# Material

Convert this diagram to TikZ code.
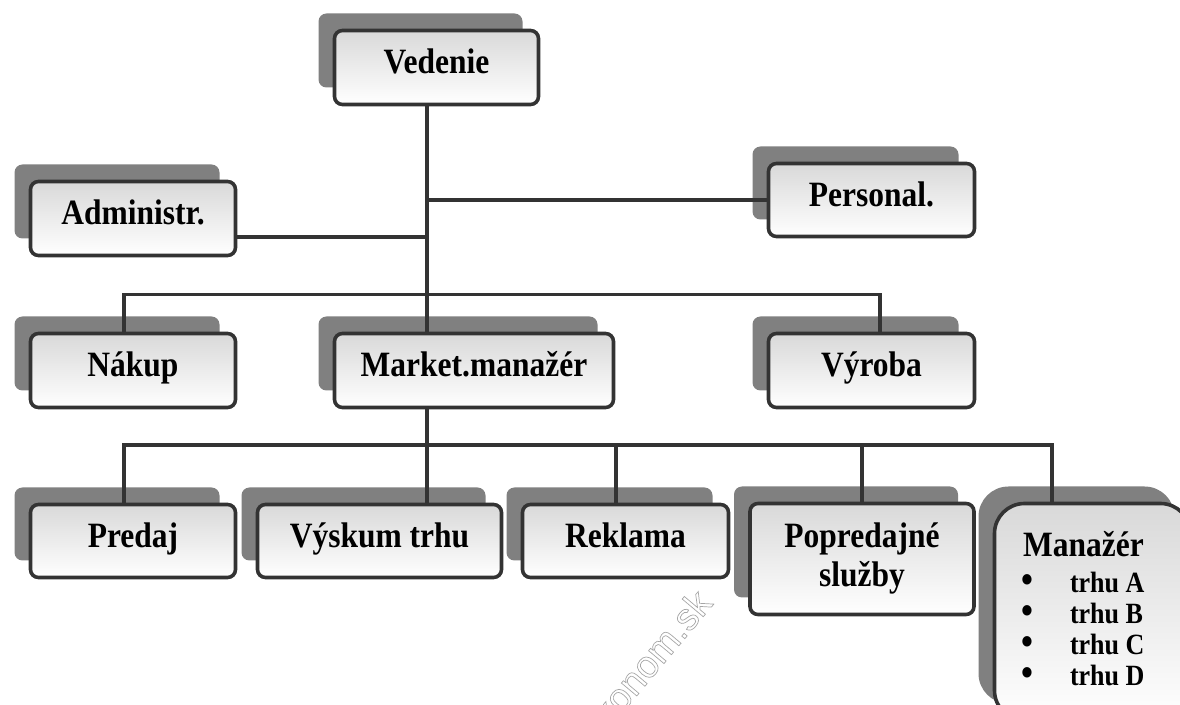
\documentclass[tikz,border=0pt]{standalone}
\usepackage{graphicx}
\usepackage{fontspec}
\setmainfont{Liberation Serif}
\newfontfamily\wmfont{Liberation Sans}
\usetikzlibrary{shadows,calc}

\tikzset{
  orgbox/.style={draw=black!80, line width=1.8pt, rounded corners=4pt,
    top color=black!15, bottom color=white, inner sep=0pt,
    font=\bfseries\fontsize{15.75}{17.3}\selectfont, align=center,
    drop shadow={shadow xshift=-8pt, shadow yshift=8.5pt, fill=black!50, opacity=1}},
  oneline/.style={orgbox, text height=10pt, text depth=3.5pt},
  wire/.style={draw=black!80, line width=1.8pt},
}
\newcommand\tall[1]{\scalebox{1}[1.13]{#1}}
\newcommand\bigdot{{\fontsize{17}{13.7}\selectfont\textbullet}}
\newcommand\hollow[1]{\special{pdf:literal direct 1 Tr 0.35 w}#1\special{pdf:literal direct 0 Tr}}

\begin{document}
\begin{tikzpicture}[x=0.5pt, y=-0.5pt]
\clip (0,0) rectangle (1180,705);
% watermark
\node[rotate=50, anchor=east, text=black!35, font=\wmfont\fontsize{19}{19}\selectfont] (wm) at (708,590) {\hollow{ekonom.sk}};
% top levels
\node[oneline, minimum width=102pt, minimum height=37pt] (vedenie) at (436.5,67.5) {\tall{Vedenie}};
\node[oneline, minimum width=102.5pt, minimum height=37pt] (admin) at (133,218.5) {\tall{Administr.}};
\node[oneline, minimum width=103pt, minimum height=36.5pt] (personal) at (871.5,200) {\tall{Personal.}};
\node[oneline, minimum width=102.5pt, minimum height=37pt] (nakup) at (133,370.5) {\tall{Nákup}};
\node[oneline, minimum width=139.5pt, minimum height=37pt] (market) at (474,370.5) {\tall{Market.manažér}};
\node[oneline, minimum width=103pt, minimum height=37pt] (vyroba) at (871.5,370.5) {\tall{Výroba}};
% bottom level
\node[oneline, minimum width=102.5pt, minimum height=36.5pt] (predaj) at (133,541) {\tall{Predaj}};
\node[oneline, minimum width=122pt, minimum height=36.5pt] (vyskum) at (379.5,541) {\tall{Výskum trhu}};
\node[oneline, minimum width=103pt, minimum height=36.5pt] (reklama) at (625.5,541) {\tall{Reklama}};
\node[orgbox, minimum width=112pt, minimum height=55.5pt] (popred) at (862,559) {\tall{\begin{tabular}{@{}c@{}}Popredajné\\služby\end{tabular}}};
\node[orgbox, rounded corners=15pt, minimum width=98pt, minimum height=108.5pt] (mgr) at (1092.5,612) {};
\node[anchor=north west, inner sep=0pt, font=\bfseries\fontsize{13}{13.7}\selectfont] (mgrlist)
  at ($(mgr.north west)+(28,29)$) {\tall{%
  \begin{tabular}{@{}l@{\hspace{18.5pt}}l@{}}
  \multicolumn{2}{@{}l@{}}{\fontsize{15.75}{16}\selectfont\hspace{1pt}Manažér}\\[2.3pt]
  \bigdot & trhu A\\
  \bigdot & trhu B\\
  \bigdot & trhu C\\
  \bigdot & trhu D
  \end{tabular}}};
% connectors
\coordinate (trunk) at (427,0);
\coordinate (admj) at ($(admin.east)+(0,18.5)$);
\coordinate (bus1l) at (124,294.5);
\coordinate (bus1r) at (880,294.5);
\coordinate (bus2l) at (124,445);
\coordinate (bus2r) at (1052,445);
\draw[wire] (vedenie.south -| trunk) -- (market.north -| trunk);
\draw[wire] (personal.west -| trunk) -- (personal.west);
\draw[wire] (admj) -- (admj -| trunk);
\draw[wire] (bus1l |- nakup.north) -- (bus1l) -- (bus1r) -- (bus1r |- vyroba.north);
\draw[wire] (market.south -| trunk) -- (bus2l -| trunk);
\draw[wire] (bus2l |- predaj.north) -- (bus2l) -- (bus2r) -- (bus2r |- mgr.north);
\foreach \n/\x in {vyskum/427, reklama/616, popred/862}
  \draw[wire] (\x,445) -- (\n.north -| \x,445);
\end{tikzpicture}
\end{document}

# What to work on
Write out, word for word, the lines from the start of the data through the one holding "direct 1 Tr". Omit pictures.

# Complete answer
Convert this diagram to TikZ code.
\documentclass[tikz,border=0pt]{standalone}
\usepackage{graphicx}
\usepackage{fontspec}
\setmainfont{Liberation Serif}
\newfontfamily\wmfont{Liberation Sans}
\usetikzlibrary{shadows,calc}

\tikzset{
  orgbox/.style={draw=black!80, line width=1.8pt, rounded corners=4pt,
    top color=black!15, bottom color=white, inner sep=0pt,
    font=\bfseries\fontsize{15.75}{17.3}\selectfont, align=center,
    drop shadow={shadow xshift=-8pt, shadow yshift=8.5pt, fill=black!50, opacity=1}},
  oneline/.style={orgbox, text height=10pt, text depth=3.5pt},
  wire/.style={draw=black!80, line width=1.8pt},
}
\newcommand\tall[1]{\scalebox{1}[1.13]{#1}}
\newcommand\bigdot{{\fontsize{17}{13.7}\selectfont\textbullet}}
\newcommand\hollow[1]{\special{pdf:literal direct 1 Tr 0.35 w}#1\special{pdf:literal direct 0 Tr}}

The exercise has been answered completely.